D’abord, le retentissement de L’Orientalisme tient à la personnalité même de son auteur. Palestinien exilé aux États-Unis, professeur charismatique à Columbia, Edward Said écrit remarquablement bien, avec une belle plume de polémiste. Le même livre écrit par un enseignant d’une université de province égyptienne n’aurait sans doute pas produit autant de remous ! Mais en1978, quand paraît le livre, les mouvements de libération nationale sont terminés et d’une certaine manière, le discours paternaliste d’un pays envers un autre ne fonctionnait déjà plus complètement. Au fond, l’ennemi véritable d’Edward Said est celui-ci : c’est l’idée selon laquelle vous pouvez mettre à distance l’Orient et faire porter sur ce monde un regard parfaitement extérieur, analytique et froid, comme si vous parliez d’une espèce animale. Il a cette intuition percutante, du reste très universaliste, que le savoir ne répond pas au schéma analysant/analysé. Pour le démontrer, Edward Said n’y est pas allé avec le dos de la cuillère. Il fait l’hypothèse qu’il y a une relation profonde entre la science orientaliste et l’entreprise coloniale européenne. Et il s’en prend directement à des orientalistes américains éminents, qui n’ont pas manqué de lui répondre en exploitant ce qu’ils jugeaient être les failles de son argumentation.

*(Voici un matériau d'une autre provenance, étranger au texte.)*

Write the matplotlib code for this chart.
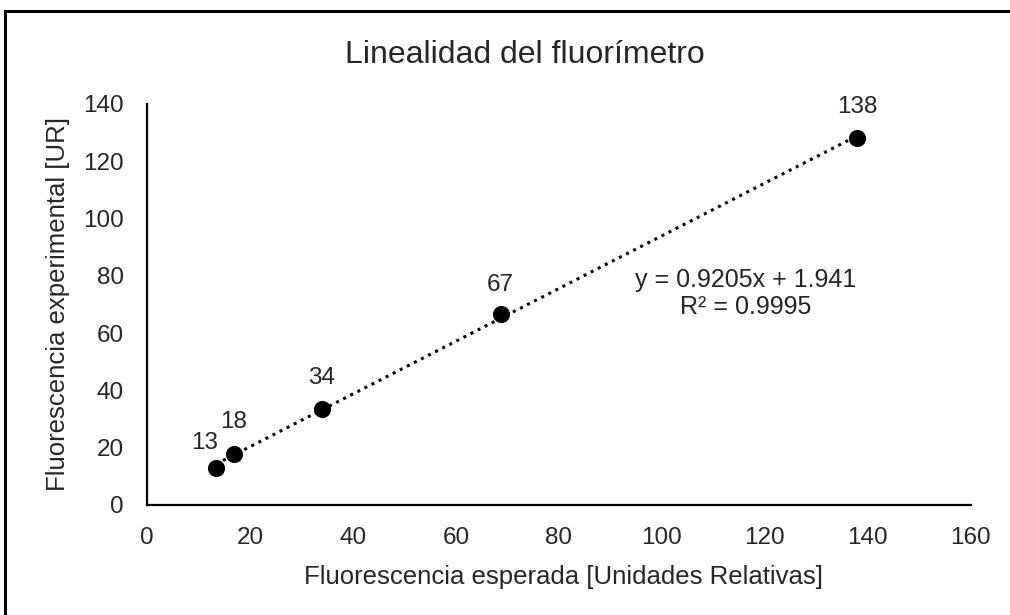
import numpy as np
import matplotlib.pyplot as plt
from matplotlib.patches import Rectangle

plt.rcParams['font.family'] = ['Liberation Sans', 'DejaVu Sans']

# datos
esperada = [13.4, 16.9, 34.0, 68.7, 137.9]
experimental = [12.9, 17.8, 33.5, 66.7, 128.1]
etiquetas = ['13', '18', '34', '67', '138']
# desplazamiento de las etiquetas (puntos, hasta la línea base)
desplaz = [(-8, 13.7), (0, 18.5), (0, 18), (0, 16.5), (0, 18)]

pendiente = 0.9205
ordenada = 1.941
r2 = 0.9995

fig = plt.figure(figsize=(10.1, 6.15), dpi=100)
ax = fig.add_axes([0.1455, 0.1789, 0.8158, 0.652])

# línea de tendencia
xt = np.array([min(esperada), max(esperada)])
ax.plot(xt, pendiente * xt + ordenada, color='black', linestyle=(0, (1, 1.6)),
        linewidth=2.2, zorder=2)
ax.plot(esperada, experimental, 'o', color='black', markersize=11.3, zorder=3)

for x, y, t, d in zip(esperada, experimental, etiquetas, desplaz):
    ax.annotate(t, (x, y), xytext=d, textcoords='offset points',
                ha='center', va='baseline', fontsize=17.5, color='#262626')

ax.text(116.3, 76.1, f'y = {pendiente}x + {ordenada}', ha='center',
        va='baseline', fontsize=18, color='#262626')
ax.text(116.3, 66.7, f'R² = {r2}', ha='center', va='baseline',
        fontsize=18, color='#262626')

ax.set_xlim(0, 160)
ax.set_ylim(0, 140)
ax.set_xticks(range(0, 161, 20))
ax.set_yticks(range(0, 141, 20))
ax.tick_params(length=0, labelsize=17.5, labelcolor='#262626')
ax.tick_params(axis='x', pad=15.5)
ax.tick_params(axis='y', pad=16.5)
for s in ['top', 'right']:
    ax.spines[s].set_visible(False)
for s in ['left', 'bottom']:
    ax.spines[s].set_linewidth(1.6)
    ax.spines[s].set_color('black')

ax.set_xlabel('Fluorescencia esperada [Unidades Relativas]', fontsize=18.5,
              color='#262626')
ax.set_ylabel('Fluorescencia experimental [UR]', fontsize=18.5,
              color='#262626')
ax.xaxis.set_label_coords(0.505, -0.15)
ax.yaxis.set_label_coords(-0.093, 0.5)
fig.text(0.3416, 0.8976, 'Linealidad del fluorímetro', ha='left', va='baseline',
         fontsize=23, color='#262626')

# marco exterior
fig.patches.append(Rectangle((0.005, -0.1), 1.1, 1.082, transform=fig.transFigure,
                             fill=False, edgecolor='black', linewidth=2.2))

fig.savefig('out.png', dpi=100)
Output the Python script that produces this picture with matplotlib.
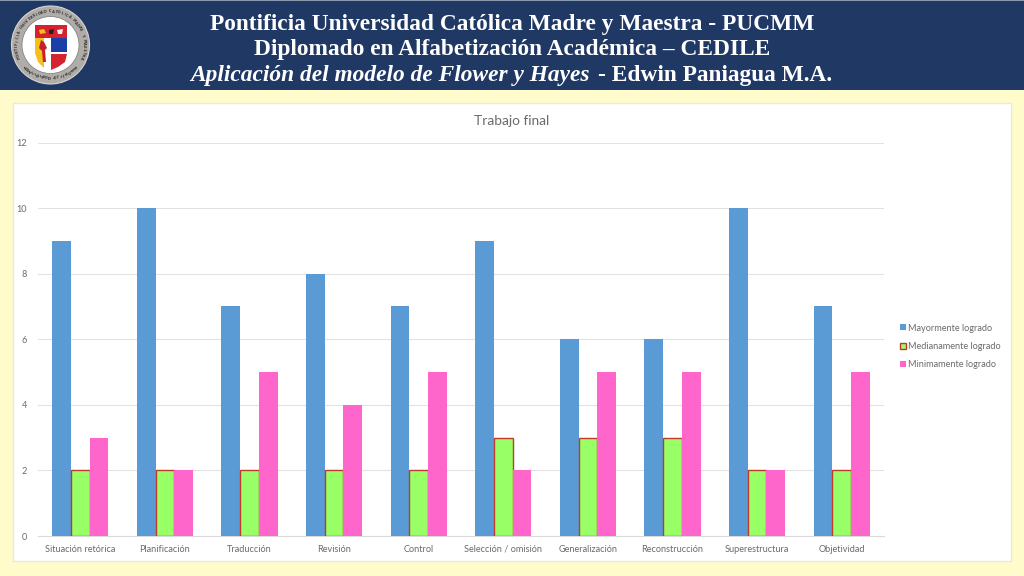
import matplotlib
matplotlib.use("Agg")
import matplotlib.pyplot as plt
from matplotlib.patches import Rectangle, Circle, Polygon
import numpy as np

categories = ["Situación retórica", "Planificación", "Traducción", "Revisión", "Control",
              "Selección / omisión", "Generalización", "Reconstrucción", "Superestructura", "Objetividad"]
mayormente = [9, 10, 7, 8, 7, 9, 6, 6, 10, 7]
medianamente = [2, 2, 2, 2, 2, 3, 3, 3, 2, 2]
minimamente = [3, 2, 5, 4, 5, 2, 5, 5, 2, 5]
y_ticks = [0, 2, 4, 6, 8, 10, 12]
header_lines = ["Pontificia Universidad Católica Madre y Maestra - PUCMM",
                "Diplomado en Alfabetización Académica – CEDILE"]

W, H = 1024, 576
fig = plt.figure(figsize=(W/100, H/100), dpi=100, facecolor="#FFFBCB")

# page layer in pixel coordinates
bg = fig.add_axes([0, 0, 1, 1], zorder=0)
bg.set_xlim(0, W); bg.set_ylim(H, 0); bg.axis("off")
bg.add_patch(Rectangle((0, 0), W, 90, fc="#1F3864", ec="none"))
bg.add_patch(Rectangle((0, 0), W, 1.2, fc="#8A9BB0", ec="none"))
bg.add_patch(Rectangle((13, 103), 998, 458, fc="white", ec="#E9EBD8", lw=1))

# header text
serif = "Liberation Serif"
fs = 16.85
bg.text(512.5, 30, header_lines[0], color="white", family=serif, weight="bold", fontsize=fs, ha="center", va="baseline")
bg.text(512.5, 55.5, header_lines[1], color="white", family=serif, weight="bold", fontsize=fs, ha="center", va="baseline")
bg.text(190, 80.8, "Aplicación del modelo de Flower y Hayes", color="white", family=serif, weight="bold",
        style="italic", fontsize=fs, ha="left", va="baseline")
bg.text(597.5, 80.8, "- Edwin Paniagua M.A.", color="white", family=serif, weight="bold", fontsize=fs, ha="left", va="baseline")

# logo
cx, cy = 50.5, 45
bg.add_patch(Circle((cx, cy), 39, fc="#B0ADA9", ec="#D8D6D2", lw=0.8))
bg.add_patch(Circle((cx, cy), 28.5, fc="white", ec="#777777", lw=0.5))
bg.add_patch(Polygon([(35, 25), (67, 25), (67, 38), (35, 38)], fc="#D4232F", ec="none"))
bg.add_patch(Polygon([(35, 38), (44, 38), (44, 68), (38, 62), (35, 53)], fc="#F2C21A", ec="none"))
bg.add_patch(Polygon([(51, 38), (67, 38), (67, 52), (51, 52)], fc="#1B3FA8", ec="none"))
bg.add_patch(Polygon([(51, 54), (67, 54), (65, 62), (58, 67), (51, 70)], fc="#D4232F", ec="none"))
bg.add_patch(Polygon([(41, 40), (44, 42), (47, 48), (45, 50), (46, 62), (43, 62), (42, 51), (39, 48)], fc="#C8202B", ec="none"))
bg.add_patch(Polygon([(39, 30), (44, 29), (46, 33), (40, 34)], fc="#F2C21A", ec="none"))
bg.add_patch(Polygon([(49, 30), (54, 29), (53, 34), (49, 34)], fc="#222222", ec="none"))
bg.add_patch(Polygon([(57, 30), (63, 29), (62, 34), (58, 34)], fc="#EFEFEF", ec="none"))
ring = "PONTIFICIA UNIVERSIDAD CATÓLICA MADRE Y MAESTRA"
for i, ch in enumerate(ring):
    a = np.deg2rad(-112 + i * 224 / (len(ring) - 1))
    bg.text(cx + 33.5*np.sin(a), cy - 33.5*np.cos(a), ch, fontsize=2.5, color="#333333", ha="center", va="center",
            rotation=-np.rad2deg(a), weight="bold")
ring2 = "REPUBLICA DOMINICANA"
for i, ch in enumerate(ring2):
    a = np.deg2rad(-46 + i * 92 / (len(ring2) - 1))
    bg.text(cx - 33.5*np.sin(a), cy + 33.5*np.cos(a), ch, fontsize=2.5, color="#333333", ha="center", va="center",
            rotation=np.rad2deg(a), weight="bold")

# chart
px_l, px_r, px_t, px_b = 38, 884, 142.5, 536.0
ax = fig.add_axes([px_l/W, 1 - px_b/H, (px_r-px_l)/W, (px_b-px_t)/H], zorder=1, facecolor="none")
x = np.arange(len(categories))
bw = 18.75 / 84.6
ax.bar(x - bw, mayormente, bw, color="#5B9BD5", label="Mayormente logrado", zorder=3)
ax.bar(x, medianamente, bw, color="#99FF66", edgecolor="#C0392B", linewidth=1, label="Medianamente logrado", zorder=3)
ax.bar(x + bw, minimamente, bw, color="#FF66CC", label="Minimamente logrado", zorder=3)
ax.set_xlim(-0.5, len(categories) - 0.5)
ax.set_ylim(0, 12)
ax.set_yticks(y_ticks)
ax.set_xticks(x, categories)
ax.grid(axis="y", color="#E2E2E2", lw=0.8, zorder=0)
ax.set_axisbelow(True)
for s in ["top", "right", "left"]:
    ax.spines[s].set_visible(False)
ax.spines["bottom"].set_color("#D9D9D9")
ax.tick_params(length=0, labelsize=6.6, labelcolor="#6A6A6A")
ax.tick_params(axis="x", pad=11.5)
ax.tick_params(axis="y", pad=8)
for lab in ax.get_xticklabels():
    lab.set_family("Lato")
    lab.set_verticalalignment("baseline")
for lab in ax.get_yticklabels():
    lab.set_family("Lato")
bg.text(511.5, 121, "Trabajo final", family="Lato", fontsize=9.9, color="#6A6A6A", ha="center", va="center")

handles, labels = ax.get_legend_handles_labels()
fig.legend(handles, labels, loc="center left", bbox_to_anchor=(900/W, 1 - 346.5/H), frameon=False,
           prop={"family": "Lato", "size": 6.6}, labelcolor="#6A6A6A", handlelength=0.65, handleheight=0.65,
           handletextpad=0.2, labelspacing=1.03, borderpad=0, borderaxespad=0)

fig.savefig("out.png", dpi=100, facecolor=fig.get_facecolor())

Quelles étaient ces failles ?
Son attaque est tellement frontale qu’elle dégarnit un peu ses arrières. À mon sens, Edward Said défend une position vraie sur le fond mais contestable dans une série de micro-arguments ou de faits qui ne tiennent pas complètement la route. Par exemple, il s’est concentré sur les auteurs anglais et français mais a évacué l’orientalisme issu de l’Allemagne, pays qui lui, n’avait pas d’empire colonial. Il achoppe ainsi sur Goethe et son Divan occidental-oriental. L’écrivain allemand avait tout de même appris l’arabe et le persan pour étudier la poésie orientale… Il faut être paranoïaque pour voir dans sa démarche quelque chose d’oppressant ou de policier ! Plus généralement, je dirais que le problème de Said, c’est Foucault. Sa position est ouvertement foucaldienne en ce qu’elle consiste à interpréter tout « discours » comme une stratégie de pouvoir. Cette conception du savoir me paraît limitée. Il me semble que l’on peut garder certains apports de Said, sur la conception hybride et évolutive des civilisations par exemple, tout en souhaitant une sorte de « défoucaldisation » du saïdisme.
“Le risque, c’est que la focalisation sur l’identité des études postcoloniales ne soit finalement qu’un orientalisme inversé”
De nos jours, l’identité (re)devient une notion centrale dans les débats publics. Diriez-vous que le décolonialisme reconduit certains clichés sur l’Orient, en oblitérant notamment son caractère pluriel, hybride, évolutif ?
D’un point de vue idéologique, je suis de cœur avec les études postcoloniales. Mais le risque, c’est que cette focalisation sur l’identité ne soit finalement qu’un orientalisme inversé. Nous devons rejeter les discours ignorants, qui ne prennent pas en compte la complexité historique des choses et disqualifient la dimension universelle du savoir. Il faudrait pouvoir continuer à maintenir un discours post-saïdien, ouvert, qui ne se crispe pas sur des fantasmes identitaires nauséabonds, mais qui soit suffisamment éclairé pour coller à l’histoire humaine avec un minimum d’information et de compétence.